Avec l’arrivée de millions de touristes, Bali accumule 680 m3 de déchets plastique chaque jour. Il y a quatre ans, deux sœurs, Mélati et Isabel ont pris conscience de cette situation alarmante pour l’ île et ont décidé d’agir. Aidées de leurs amis, elles lancèrent une campagne de signatures pour stopper l’usage des sacs plastique, tout en organisant le nettoyage régulier des plages. Les sœurs décrochent un rendez-vous avec le gouverneur de Bali et le convainquent de rejoindre leur cause. Résultat : celui-ci s’engage à débarrasser l’île de ses sacs plastique d’ici 2018. Trois ans plus tard, âgées de 14 et 12 ans, Mélati et Isabel émeuvent l’audience dans un TED talk en racontant leur parcours avec l’espoir que leur action en inspirera beaucoup d’autres à faire de même : «Bien que nous les jeunes ne représentions que 25% de la population du monde, nous représentons 100% du futur.» Les jeunes filles ont clairement transmis à leurs pairs qu’il n’est pas nécessaire d’attendre d’être adulte pour créer le changement. «On ne vous dit pas que ce sera facile, mais que ça en vaut la peine.»
Bien d’autres projets sont menés au sein de l’école, toujours soucieuse d’être le plus en adéquation avec les principes du respect de l’environnement. Par exemple, les élèves ont décidé de participer à la réduction des émissions de CO2 en organisant la collecte et le recyclage des huiles usagées des hôtels et des restaurants de l’ île, qui servent maintenant de carburant aux bus de l’école.
Le professeur d’art utilise le théâtre pour aborder les questions environnementales. Les élèves ont interprété une comédie musicale, intitulée «Noble matériau» pour faire passer le message sur les déchets, en particulier le plastique qui finit sur les plages et dans nos océans.
Avec l’aide enthousiaste des parents et des professeurs, ils ont créé les costumes du spectacle avec du plastique recyclé. Habités par l’amour de la nature et leur passion de faire bouger les choses, les élèves de la Green School ont réalisé qu’ils pouvaient transmettre un message au monde et «faire la différence». Le succès du spectacle a été couronné en 2015 par une représentation lors de la COP21, la Conférence de Paris sur le climat!
La Green School repousse les limites de l’éducation au moment où le monde requiert d’urgence une approche plus responsable. L’environnement exceptionnel de l’école et sa vision de l’éducation ont un impact positif énorme sur le processus d’apprentissage.

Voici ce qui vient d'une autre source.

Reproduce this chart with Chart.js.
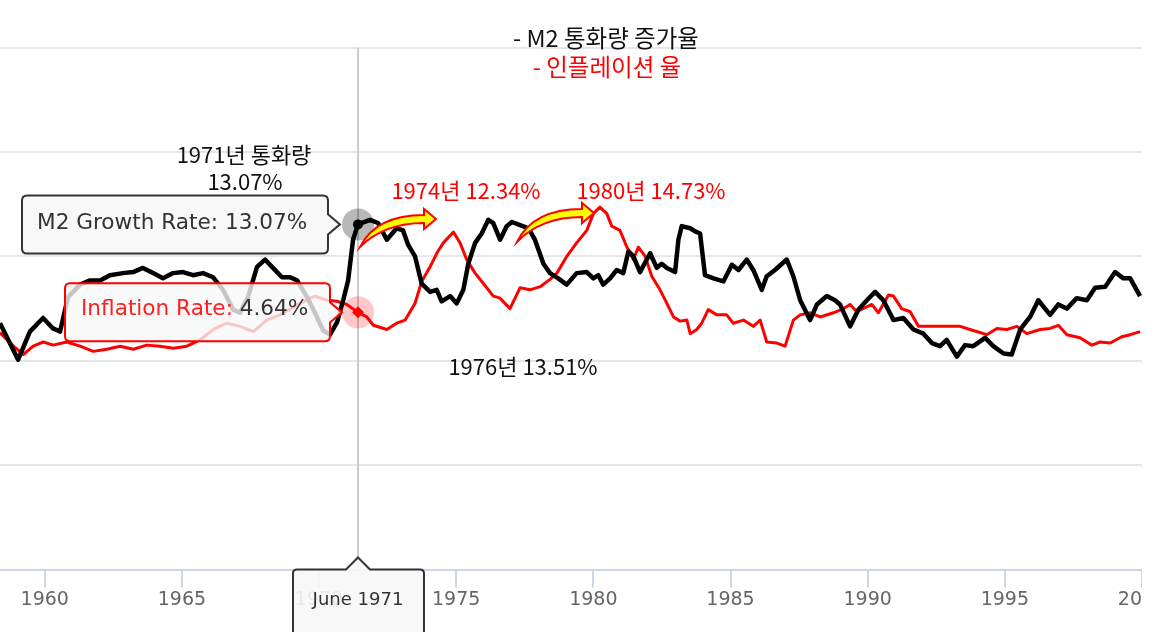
<!DOCTYPE html>
<html>
<head>
<meta charset="utf-8">
<script src="https://cdn.jsdelivr.net/npm/chart.js@4"></script>
<style>
html, body { margin: 0; padding: 0; background: #fff; overflow: hidden; }
#wrap { position: relative; width: 1142px; height: 632px; }
</style>
</head>
<body>
<div id="wrap"><canvas id="myChart"></canvas></div>
<script>
// M2 money supply growth, % year over year
var m2Years = [1958.37, 1959.03, 1959.46, 1959.94, 1960.30, 1960.56, 1960.85, 1961.29, 1961.65, 1962.02,
    1962.38, 1962.85, 1963.22, 1963.58, 1963.95, 1964.31, 1964.68, 1965.04, 1965.41, 1965.77,
    1966.14, 1966.50, 1966.87, 1967.12, 1967.41, 1967.74, 1968.03, 1968.32, 1968.65, 1968.94,
    1969.20, 1969.56, 1969.85, 1970.15, 1970.40, 1970.66, 1970.88, 1971.06, 1971.24, 1971.42,
    1971.86, 1972.15, 1972.47, 1972.83, 1973.06, 1973.25, 1973.50, 1973.74, 1974.05, 1974.29,
    1974.47, 1974.78, 1975.02, 1975.26, 1975.44, 1975.69, 1975.93, 1976.17, 1976.35, 1976.60,
    1976.84, 1977.03, 1977.33, 1977.63, 1977.87, 1978.18, 1978.42, 1978.72, 1979.03, 1979.39,
    1979.76, 1980.00, 1980.18, 1980.36, 1980.61, 1980.85, 1981.09, 1981.28, 1981.46, 1981.70,
    1982.07, 1982.31, 1982.49, 1982.68, 1982.98, 1983.10, 1983.22, 1983.53, 1983.71, 1983.89,
    1984.07, 1984.38, 1984.74, 1985.05, 1985.29, 1985.59, 1985.83, 1986.14, 1986.32, 1986.62,
    1987.05, 1987.29, 1987.54, 1987.90, 1988.15, 1988.51, 1988.81, 1988.99, 1989.36, 1989.66,
    1989.97, 1990.27, 1990.57, 1990.94, 1991.30, 1991.67, 1992.03, 1992.34, 1992.64, 1992.88,
    1993.25, 1993.55, 1993.85, 1994.28, 1994.58, 1994.95, 1995.25, 1995.56, 1995.92, 1996.22,
    1996.65, 1996.95, 1997.26, 1997.62, 1997.99, 1998.29, 1998.66, 1999.02, 1999.32, 1999.57,
    1999.93];
var m2Rates = [3.6, 0.1, 2.8, 4.1, 3.1, 2.8, 6.1, 7.3, 7.7, 7.7,
    8.2, 8.4, 8.5, 8.9, 8.4, 7.9, 8.4, 8.5, 8.2, 8.4,
    8.0, 6.8, 4.9, 4.6, 6.1, 9.0, 9.7, 8.9, 8.0, 8.0,
    7.7, 6.1, 4.6, 2.9, 2.5, 3.7, 5.8, 7.7, 11.6, 13.07,
    13.5, 13.2, 11.6, 12.7, 12.5, 11.1, 10.0, 7.4, 6.6, 6.8,
    5.7, 6.2, 5.5, 6.8, 9.3, 11.3, 12.2, 13.51, 13.2, 11.6,
    12.9, 13.3, 13.0, 12.7, 11.6, 9.3, 8.4, 7.9, 7.3, 8.4,
    8.5, 7.9, 8.2, 7.3, 7.9, 8.7, 8.4, 10.5, 10.0, 8.5,
    10.3, 8.9, 9.3, 8.9, 8.5, 11.6, 12.9, 12.7, 12.4, 12.2,
    8.2, 7.9, 7.6, 9.2, 8.7, 9.7, 8.7, 6.8, 8.1, 8.7,
    9.7, 8.1, 5.8, 3.9, 5.4, 6.2, 5.8, 5.4, 3.3, 4.9,
    5.8, 6.6, 5.8, 3.9, 4.1, 3.0, 2.6, 1.7, 1.4, 2.0,
    0.4, 1.5, 1.4, 2.2, 1.4, 0.7, 0.6, 3.0, 4.2, 5.8,
    4.4, 5.4, 5.0, 6.0, 5.8, 7.0, 7.1, 8.5, 7.9, 7.9,
    6.2];

// CPI inflation, % year over year
var cpiYears = [1958.37, 1958.86, 1959.22, 1959.58, 1959.95, 1960.31, 1960.80, 1961.29, 1961.77, 1962.26,
    1962.75, 1963.23, 1963.72, 1964.20, 1964.69, 1965.18, 1965.66, 1966.15, 1966.64, 1967.12,
    1967.61, 1968.09, 1968.58, 1969.31, 1969.85, 1970.28, 1970.65, 1971.01, 1971.42, 1971.74,
    1971.98, 1972.47, 1972.83, 1973.14, 1973.50, 1973.74, 1974.05, 1974.29, 1974.53, 1974.90,
    1975.14, 1975.38, 1975.69, 1975.99, 1976.35, 1976.60, 1976.96, 1977.33, 1977.69, 1978.06,
    1978.42, 1978.67, 1979.03, 1979.39, 1979.76, 1980.00, 1980.24, 1980.49, 1980.67, 1980.97,
    1981.22, 1981.46, 1981.64, 1981.89, 1982.13, 1982.43, 1982.68, 1982.92, 1983.16, 1983.41,
    1983.53, 1983.77, 1983.95, 1984.19, 1984.50, 1984.86, 1985.10, 1985.47, 1985.83, 1986.08,
    1986.32, 1986.69, 1986.99, 1987.29, 1987.54, 1987.90, 1988.27, 1988.75, 1989.12, 1989.36,
    1989.60, 1990.15, 1990.39, 1990.76, 1990.94, 1991.24, 1991.55, 1991.85, 1992.16, 1992.76,
    1993.37, 1993.73, 1994.34, 1994.71, 1995.07, 1995.44, 1995.80, 1996.29, 1996.65, 1996.95,
    1997.26, 1997.74, 1998.17, 1998.47, 1998.84, 1999.26, 1999.57, 1999.93];
var cpiRates = [2.7, 1.4, 0.6, 1.4, 1.8, 1.5, 1.8, 1.4, 0.9, 1.1,
    1.4, 1.1, 1.5, 1.4, 1.2, 1.4, 2.0, 3.0, 3.6, 3.3,
    2.8, 3.9, 4.4, 5.5, 6.2, 5.8, 5.7, 5.4, 4.64, 4.2,
    3.4, 3.0, 3.6, 3.9, 5.5, 7.6, 9.0, 10.3, 11.3, 12.34,
    11.3, 9.7, 8.4, 7.4, 6.2, 6.0, 5.0, 7.0, 6.8, 7.1,
    7.8, 8.4, 10.0, 11.3, 12.5, 14.1, 14.73, 14.1, 12.9, 12.5,
    10.9, 9.7, 10.9, 10.0, 8.1, 6.8, 5.5, 4.2, 3.8, 3.9,
    2.6, 3.0, 3.6, 4.9, 4.4, 4.4, 3.6, 3.9, 3.3, 3.9,
    1.8, 1.7, 1.4, 3.9, 4.4, 4.6, 4.2, 4.6, 5.0, 5.4,
    4.7, 5.4, 4.6, 6.3, 6.2, 5.0, 4.7, 3.3, 3.3, 3.3,
    3.3, 3.0, 2.5, 3.1, 3.0, 3.3, 2.6, 3.0, 3.1, 3.4,
    2.5, 2.2, 1.5, 1.8, 1.7, 2.3, 2.5, 2.8];

var xTickYears = [1960, 1965, 1970, 1975, 1980, 1985, 1990, 1995, 2000];
var yTickValues = [-20, -10, 0, 10, 20, 30];

// hovered point (June 1971)
var hoverYear = 1971.42;
var hoverLabel = 'June 1971';
var m2Hover = 13.07;
var cpiHover = 4.64;

function pts(xs, ys) {
    return xs.map(function (x, i) { return { x: x, y: ys[i] }; });
}

function rightTipBox(c, x0, y0, x1, y1, tx, ty, r) {
    c.beginPath();
    c.moveTo(x0 + r, y0);
    c.lineTo(x1 - r, y0);
    c.quadraticCurveTo(x1, y0, x1, y0 + r);
    c.lineTo(x1, ty - 10);
    c.lineTo(tx, ty);
    c.lineTo(x1, ty + 10);
    c.lineTo(x1, y1 - r);
    c.quadraticCurveTo(x1, y1, x1 - r, y1);
    c.lineTo(x0 + r, y1);
    c.quadraticCurveTo(x0, y1, x0, y1 - r);
    c.lineTo(x0, y0 + r);
    c.quadraticCurveTo(x0, y0, x0 + r, y0);
    c.closePath();
}

function topTipBox(c, x0, y0, x1, y1, tx, ty, r) {
    c.beginPath();
    c.moveTo(x0 + r, y0);
    c.lineTo(tx - 12, y0);
    c.lineTo(tx, ty);
    c.lineTo(tx + 12, y0);
    c.lineTo(x1 - r, y0);
    c.quadraticCurveTo(x1, y0, x1, y0 + r);
    c.lineTo(x1, y1);
    c.lineTo(x0, y1);
    c.lineTo(x0, y0 + r);
    c.quadraticCurveTo(x0, y0, x0 + r, y0);
    c.closePath();
}

function curvedArrow(c, tail, tip) {
    var bx = tip.x - 12;
    c.beginPath();
    c.moveTo(tail.x, tail.y);
    c.quadraticCurveTo(tail.x + 16, tip.y - 4, bx, tip.y - 4);
    c.lineTo(bx, tip.y - 10);
    c.lineTo(tip.x, tip.y);
    c.lineTo(bx, tip.y + 10);
    c.lineTo(bx, tip.y + 4);
    c.quadraticCurveTo(tail.x + 24, tip.y + 4, tail.x, tail.y);
    c.closePath();
    c.fillStyle = '#ffff00';
    c.fill();
    c.strokeStyle = '#ff0000';
    c.lineWidth = 2;
    c.stroke();
}

var overlay = {
    id: 'overlay',
    beforeDatasetsDraw: function (chart) {
        var c = chart.ctx, a = chart.chartArea;
        var x = chart.scales.x.getPixelForValue(hoverYear);
        c.save();
        c.strokeStyle = '#cccccc';
        c.lineWidth = 2;
        c.beginPath();
        c.moveTo(x, a.top);
        c.lineTo(x, a.bottom);
        c.stroke();
        c.restore();
    },
    afterDraw: function (chart) {
        var c = chart.ctx, a = chart.chartArea;
        var mx = chart.scales.x.getPixelForValue(hoverYear);
        var m2y = chart.scales.y.getPixelForValue(m2Hover);
        var cpy = chart.scales.y.getPixelForValue(cpiHover);
        c.save();

        // arrows
        curvedArrow(c, { x: 360, y: 247 }, { x: 436, y: 219 });
        curvedArrow(c, { x: 517, y: 242 }, { x: 594, y: 213 });

        // M2 tooltip
        c.textBaseline = 'middle';
        c.textAlign = 'left';
        c.font = '21.6px "DejaVu Sans"';
        rightTipBox(c, 22, m2y - 29, mx - 30, m2y + 29, mx - 18, m2y, 5);
        c.fillStyle = 'rgba(247,247,247,0.85)';
        c.fill();
        c.strokeStyle = '#333333';
        c.lineWidth = 2;
        c.stroke();
        c.fillStyle = '#333333';
        c.fillText('M2 Growth Rate: ' + m2Hover.toFixed(2) + '%', 37, m2y - 1);

        // inflation tooltip
        rightTipBox(c, 65, cpy - 29, mx - 28, cpy + 29, mx - 16, cpy, 5);
        c.fillStyle = 'rgba(247,247,247,0.8)';
        c.fill();
        c.strokeStyle = '#ff0000';
        c.stroke();
        var lab = 'Inflation Rate: ';
        c.fillStyle = '#ff2020';
        c.fillText(lab, 81, cpy - 3);
        var w = c.measureText(lab).width;
        c.fillStyle = '#333333';
        c.fillText(cpiHover.toFixed(2) + '%', 81 + w, cpy - 3);

        // x-axis hover label
        topTipBox(c, mx - 65, a.bottom, mx + 66, a.bottom + 80, mx, a.bottom - 12, 4);
        c.fillStyle = 'rgba(247,247,247,0.9)';
        c.fill();
        c.strokeStyle = '#333333';
        c.stroke();
        c.fillStyle = '#333333';
        c.textAlign = 'center';
        c.font = '18px "DejaVu Sans"';
        c.fillText(hoverLabel, mx, a.bottom + 31);

        // annotations
        var kr = '"Noto Sans CJK KR", sans-serif';
        c.font = '23.5px ' + kr;
        c.fillStyle = '#111111';
        c.fillText('- M2 통화량 증가율', 606, 38);
        c.fillStyle = '#ff0000';
        c.fillText('- 인플레이션 율', 607, 67);
        c.font = '22px ' + kr;
        c.fillStyle = '#111111';
        c.fillText('1971년 통화량', 244, 155);
        c.fillText('13.07%', 245, 182);
        c.fillText('1976년 13.51%', 523, 367);
        c.fillStyle = '#ff0000';
        c.fillText('1974년 12.34%', 466, 191);
        c.fillText('1980년 14.73%', 651, 191);
        c.restore();
    }
};

var ctx = document.getElementById('myChart').getContext('2d');
var myChart = new Chart(ctx, {
    type: 'line',
    data: {
        datasets: [
            {
                label: 'M2 Growth Rate',
                data: pts(m2Years, m2Rates),
                borderColor: '#000000',
                borderWidth: 4.5,
                pointRadius: 0,
                borderJoinStyle: 'round',
                order: 2
            },
            {
                label: 'Inflation Rate',
                data: pts(cpiYears, cpiRates),
                borderColor: '#ff0000',
                borderWidth: 3,
                pointRadius: 0,
                borderJoinStyle: 'round',
                order: 3
            },
            {
                data: [{ x: hoverYear, y: m2Hover }],
                showLine: false,
                pointRadius: 16,
                pointBorderWidth: 0,
                pointBackgroundColor: 'rgba(0,0,0,0.28)',
                order: 1
            },
            {
                data: [{ x: hoverYear, y: cpiHover }],
                showLine: false,
                pointRadius: 16,
                pointBorderWidth: 0,
                pointBackgroundColor: 'rgba(255,0,0,0.22)',
                order: 1
            },
            {
                data: [{ x: hoverYear, y: m2Hover }],
                showLine: false,
                pointRadius: 5,
                pointBorderWidth: 0,
                pointBackgroundColor: '#000000',
                order: 0
            },
            {
                data: [{ x: hoverYear, y: cpiHover }],
                showLine: false,
                pointStyle: 'rectRot',
                pointRadius: 6,
                pointBorderWidth: 0,
                pointBackgroundColor: '#ff0000',
                order: 0
            }
        ]
    },
    plugins: [overlay],
    options: {
        responsive: true,
        maintainAspectRatio: false,
        animation: false,
        events: [],
        layout: { autoPadding: false, padding: { top: 47.7, left: 0, right: 0, bottom: 0 } },
        plugins: {
            legend: { display: false },
            title: { display: false },
            tooltip: { enabled: false }
        },
        scales: {
            x: {
                type: 'linear',
                min: 1958.37,
                max: 2000,
                afterBuildTicks: function (s) {
                    s.ticks = xTickYears.map(function (v) { return { value: v }; });
                },
                afterFit: function (s) {
                    s.paddingLeft = 0;
                    s.paddingRight = 0;
                    s.height = 62.5;
                },
                ticks: {
                    padding: 1,
                    maxRotation: 0,
                    color: '#666666',
                    font: { family: 'DejaVu Sans', size: 19 },
                    callback: function (v) { return String(v); }
                },
                grid: {
                    drawOnChartArea: false,
                    color: '#ccd6eb',
                    lineWidth: 2,
                    tickLength: 18
                },
                border: { color: '#ccd6eb', width: 2 }
            },
            y: {
                min: -20,
                max: 30,
                afterBuildTicks: function (s) {
                    s.ticks = yTickValues.map(function (v) { return { value: v }; });
                },
                afterFit: function (s) { s.width = 0; },
                ticks: { display: false },
                grid: { color: '#e6e6e6', lineWidth: 2, drawTicks: false },
                border: { display: false }
            }
        }
    }
});
</script>
</body>
</html>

En encourageant les élèves à s’émerveiller devant les possibilités de la vie, la Green School développe en eux une conscience spirituelle, émotionnelle et intuitive. Par son modèle de communauté, elle crée un exemple vivant de ce qu’on peut réaliser lorsqu’on décide de mettre ses talents au service du cœur et de la société. Et c’est ainsi qu’elle prépare de nouvelles générations d’entrepreneurs «verts».
Notre impression, en quittant la Green School, rejoint celle exprimée par Ban Ki Moon, Secrétaire général des Nations Unies: «J’ai visité plusieurs lieux différents et de nombreuses écoles, mais la Green School est l’endroit le plus unique et le plus impressionnant que j’aie jamais vu.»